YAG Laser Posterior Capsulotomy

This image shows clouding of the lens capsule - this is called posterior capsule opacification - or PCO. PCO can be treated with a YAG laser - this takes about 10 minutes and is a painless procedure. The effects can be seen the following day.

This image shows clouding of the lens capsule – this is called posterior capsule opacification – or PCO. PCO can be treated with a YAG laser – this takes about 10 minutes and is a panless procedure. The effects can be seen the following day.

What is posterior capsular thickening?

Following cataract surgery about 1:20 patients develop a thickening behind the intraocular lens. This is called posterior capsular thickening.

How does this effect my vision?

Your reading vision may be particularly effected, however many patients suffer from glare and others can have blurred vision. This can effect one or both eyes.

What will happen during the consultation?

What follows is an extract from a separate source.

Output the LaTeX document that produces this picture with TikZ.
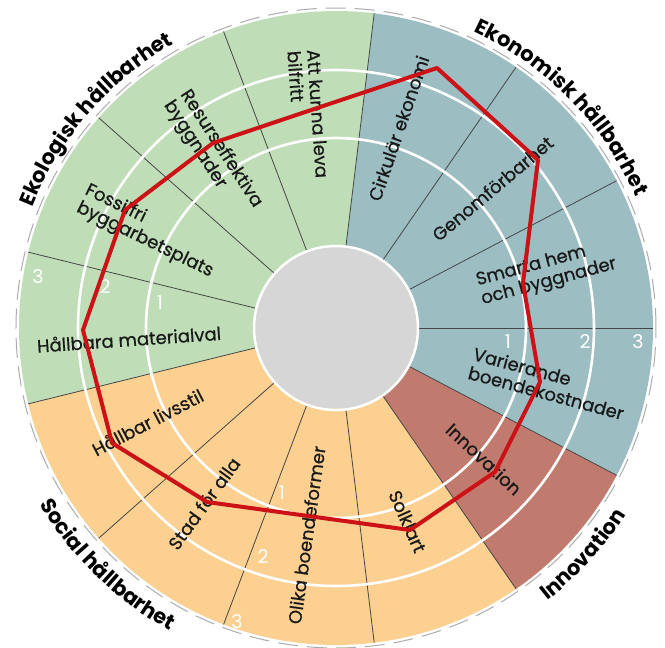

During the consultation your vision will be checked, your pupils will be dilated and the lens and retina of your eye will be examined. If capsule opacification is diagnosed then you may benefit from Laser treatment.

How does the laser work?

The laser is performed in the outpatient department. The laser makes small spots on the capsule and a vertical tear is formed, allowing light to pass straight to the retina.

Does this hurt?

The treatment is completely painless and takes about 5 minutes.  You can the red light aiming beam and sometimes you can feels a slight click.

What happens afterwards?

After the treatment a drop is given to the eye to reduce the pressure in the eye.

Are there any potential complications?

New research has shown that there is no increase in retinal detachment following YAG capsulotomy, however the retina can become swollen blurring the vision (macular  oedema) .

The pressure can occasionally rise in the eye, this may need treatment with drops. Rarely the intraocular lens can become damaged.

Rarely the treatment may need to be repeated.